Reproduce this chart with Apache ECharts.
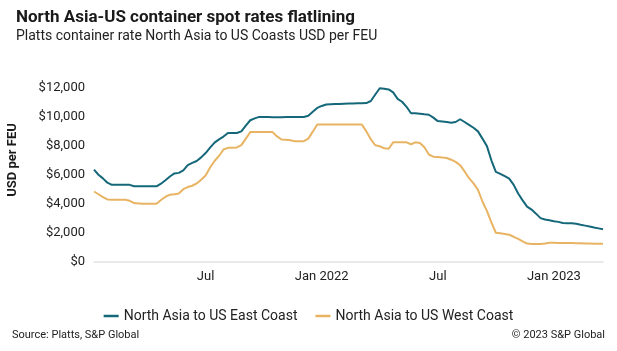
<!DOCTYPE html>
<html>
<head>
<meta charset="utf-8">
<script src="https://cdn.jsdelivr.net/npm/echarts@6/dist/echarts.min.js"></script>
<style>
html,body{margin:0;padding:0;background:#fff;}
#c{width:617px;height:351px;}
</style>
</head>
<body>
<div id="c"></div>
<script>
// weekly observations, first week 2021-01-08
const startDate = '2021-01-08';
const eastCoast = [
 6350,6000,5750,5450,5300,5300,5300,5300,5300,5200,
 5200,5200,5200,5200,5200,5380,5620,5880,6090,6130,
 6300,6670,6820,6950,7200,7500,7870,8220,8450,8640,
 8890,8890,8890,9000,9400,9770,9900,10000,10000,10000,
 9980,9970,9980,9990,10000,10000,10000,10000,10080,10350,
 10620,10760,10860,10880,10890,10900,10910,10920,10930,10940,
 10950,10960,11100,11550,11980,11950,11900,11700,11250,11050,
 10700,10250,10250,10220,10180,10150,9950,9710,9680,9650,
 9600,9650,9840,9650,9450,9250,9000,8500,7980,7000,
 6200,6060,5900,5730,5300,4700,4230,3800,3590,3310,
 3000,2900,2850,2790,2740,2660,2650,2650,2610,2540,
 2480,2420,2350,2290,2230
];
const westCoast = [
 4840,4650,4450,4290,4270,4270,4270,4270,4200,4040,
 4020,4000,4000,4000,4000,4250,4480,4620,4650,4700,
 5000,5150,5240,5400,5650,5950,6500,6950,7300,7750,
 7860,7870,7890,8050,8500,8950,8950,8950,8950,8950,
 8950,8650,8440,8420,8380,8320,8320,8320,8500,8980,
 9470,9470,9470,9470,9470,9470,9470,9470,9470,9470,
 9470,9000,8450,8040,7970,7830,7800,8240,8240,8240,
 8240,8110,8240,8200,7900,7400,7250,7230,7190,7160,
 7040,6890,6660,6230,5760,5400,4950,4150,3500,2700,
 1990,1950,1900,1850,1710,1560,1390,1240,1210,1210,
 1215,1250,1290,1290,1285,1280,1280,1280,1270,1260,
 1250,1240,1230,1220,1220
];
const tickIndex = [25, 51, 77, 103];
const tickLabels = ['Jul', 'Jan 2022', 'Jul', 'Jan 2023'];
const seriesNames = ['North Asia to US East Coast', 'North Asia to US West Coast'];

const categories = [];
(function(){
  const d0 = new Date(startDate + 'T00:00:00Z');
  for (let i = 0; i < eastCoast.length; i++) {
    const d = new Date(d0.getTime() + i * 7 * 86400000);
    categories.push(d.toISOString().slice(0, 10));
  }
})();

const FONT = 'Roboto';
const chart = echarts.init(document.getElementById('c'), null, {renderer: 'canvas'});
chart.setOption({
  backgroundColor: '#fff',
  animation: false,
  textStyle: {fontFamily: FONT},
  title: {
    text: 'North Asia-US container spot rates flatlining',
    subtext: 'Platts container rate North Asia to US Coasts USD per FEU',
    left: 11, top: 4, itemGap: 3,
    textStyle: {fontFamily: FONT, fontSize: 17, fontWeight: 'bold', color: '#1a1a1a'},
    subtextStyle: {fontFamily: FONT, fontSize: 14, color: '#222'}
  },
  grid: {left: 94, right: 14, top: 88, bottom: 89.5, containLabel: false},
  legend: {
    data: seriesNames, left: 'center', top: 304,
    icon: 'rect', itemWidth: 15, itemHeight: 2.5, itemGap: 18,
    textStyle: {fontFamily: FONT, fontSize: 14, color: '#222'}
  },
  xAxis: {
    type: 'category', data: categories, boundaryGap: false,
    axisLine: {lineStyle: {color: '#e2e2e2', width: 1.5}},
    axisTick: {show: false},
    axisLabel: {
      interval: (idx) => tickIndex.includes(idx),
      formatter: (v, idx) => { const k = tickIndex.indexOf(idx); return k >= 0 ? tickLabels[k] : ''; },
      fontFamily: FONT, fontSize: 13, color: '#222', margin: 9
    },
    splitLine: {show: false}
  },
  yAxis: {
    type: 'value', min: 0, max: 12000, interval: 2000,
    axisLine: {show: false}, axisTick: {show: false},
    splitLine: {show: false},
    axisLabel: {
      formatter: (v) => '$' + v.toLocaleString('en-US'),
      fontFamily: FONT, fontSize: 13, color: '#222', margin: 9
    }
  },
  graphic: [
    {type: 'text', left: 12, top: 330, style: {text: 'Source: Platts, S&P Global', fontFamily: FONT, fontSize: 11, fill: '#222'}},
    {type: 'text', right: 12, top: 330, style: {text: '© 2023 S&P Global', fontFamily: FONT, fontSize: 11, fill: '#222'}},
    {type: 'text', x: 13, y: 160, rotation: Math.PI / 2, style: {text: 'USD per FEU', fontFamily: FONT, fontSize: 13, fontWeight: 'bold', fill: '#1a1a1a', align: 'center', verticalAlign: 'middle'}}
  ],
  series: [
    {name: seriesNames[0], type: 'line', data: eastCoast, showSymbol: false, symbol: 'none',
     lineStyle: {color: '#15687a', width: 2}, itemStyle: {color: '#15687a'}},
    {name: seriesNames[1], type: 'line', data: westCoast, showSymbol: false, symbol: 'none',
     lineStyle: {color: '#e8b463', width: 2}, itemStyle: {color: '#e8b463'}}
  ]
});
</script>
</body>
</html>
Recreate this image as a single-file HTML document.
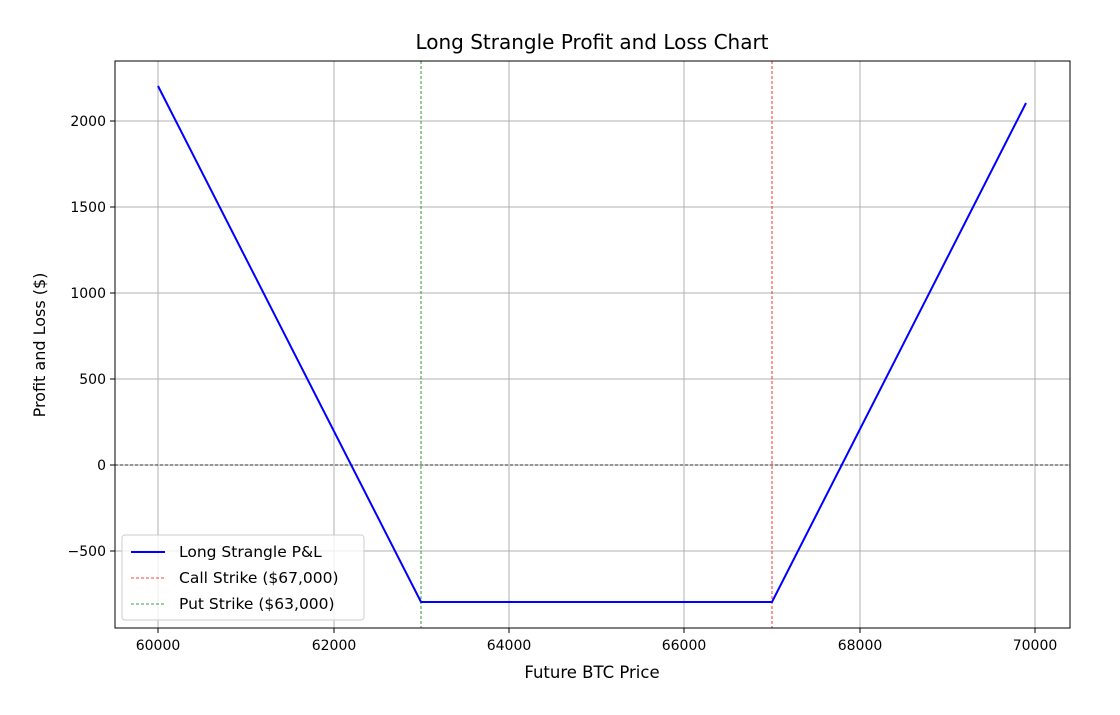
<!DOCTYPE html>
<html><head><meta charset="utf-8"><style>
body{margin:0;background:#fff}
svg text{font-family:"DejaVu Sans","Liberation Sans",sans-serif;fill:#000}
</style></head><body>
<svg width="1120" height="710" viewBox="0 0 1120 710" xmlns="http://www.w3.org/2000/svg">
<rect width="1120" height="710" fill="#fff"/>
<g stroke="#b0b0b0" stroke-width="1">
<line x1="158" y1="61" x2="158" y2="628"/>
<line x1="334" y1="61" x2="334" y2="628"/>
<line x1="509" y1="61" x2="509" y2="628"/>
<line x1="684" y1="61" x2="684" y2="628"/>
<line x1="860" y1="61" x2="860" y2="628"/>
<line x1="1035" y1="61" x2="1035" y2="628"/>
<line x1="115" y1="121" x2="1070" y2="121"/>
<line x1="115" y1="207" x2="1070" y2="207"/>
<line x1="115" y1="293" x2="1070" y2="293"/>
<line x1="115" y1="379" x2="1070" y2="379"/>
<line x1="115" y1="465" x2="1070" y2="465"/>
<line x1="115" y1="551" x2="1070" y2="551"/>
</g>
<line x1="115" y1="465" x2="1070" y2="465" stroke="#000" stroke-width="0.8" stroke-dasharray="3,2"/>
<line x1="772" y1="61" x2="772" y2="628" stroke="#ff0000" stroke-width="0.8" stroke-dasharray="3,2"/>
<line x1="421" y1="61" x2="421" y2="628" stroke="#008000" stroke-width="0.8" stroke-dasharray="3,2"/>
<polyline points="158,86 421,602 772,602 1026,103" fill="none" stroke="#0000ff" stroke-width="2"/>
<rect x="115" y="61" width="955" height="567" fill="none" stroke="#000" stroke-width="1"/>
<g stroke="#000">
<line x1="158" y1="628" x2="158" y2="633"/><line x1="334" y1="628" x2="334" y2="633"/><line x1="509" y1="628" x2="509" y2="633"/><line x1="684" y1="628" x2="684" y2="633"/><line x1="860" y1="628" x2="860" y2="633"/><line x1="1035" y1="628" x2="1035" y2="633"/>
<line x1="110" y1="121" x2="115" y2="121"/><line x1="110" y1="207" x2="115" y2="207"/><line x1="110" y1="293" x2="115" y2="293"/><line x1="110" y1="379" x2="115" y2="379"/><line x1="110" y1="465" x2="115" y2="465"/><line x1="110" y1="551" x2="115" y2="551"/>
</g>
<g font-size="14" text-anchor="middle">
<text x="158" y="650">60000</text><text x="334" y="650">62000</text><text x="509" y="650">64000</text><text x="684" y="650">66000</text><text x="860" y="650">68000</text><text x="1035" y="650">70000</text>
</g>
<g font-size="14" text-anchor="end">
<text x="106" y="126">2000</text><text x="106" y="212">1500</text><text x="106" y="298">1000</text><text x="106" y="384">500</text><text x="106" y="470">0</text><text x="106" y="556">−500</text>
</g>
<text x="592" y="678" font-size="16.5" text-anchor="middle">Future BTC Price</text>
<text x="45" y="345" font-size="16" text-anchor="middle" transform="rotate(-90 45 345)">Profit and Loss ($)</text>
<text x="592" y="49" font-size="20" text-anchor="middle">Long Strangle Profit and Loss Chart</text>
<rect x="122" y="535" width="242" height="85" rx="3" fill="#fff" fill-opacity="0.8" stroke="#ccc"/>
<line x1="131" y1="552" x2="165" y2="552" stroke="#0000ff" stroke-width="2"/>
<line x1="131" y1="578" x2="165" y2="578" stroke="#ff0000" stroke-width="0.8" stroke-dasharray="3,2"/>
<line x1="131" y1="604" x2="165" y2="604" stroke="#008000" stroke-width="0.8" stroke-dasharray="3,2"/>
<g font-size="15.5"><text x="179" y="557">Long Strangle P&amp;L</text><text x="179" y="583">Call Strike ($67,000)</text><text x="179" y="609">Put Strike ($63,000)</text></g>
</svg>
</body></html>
----
AIM OF THE EXERCISE: Copy each line of the entries that includes the word "this".

ANSWER IN FULL:
Reproduce this chart with Apache ECharts.
Recreate this image as a single-file HTML document.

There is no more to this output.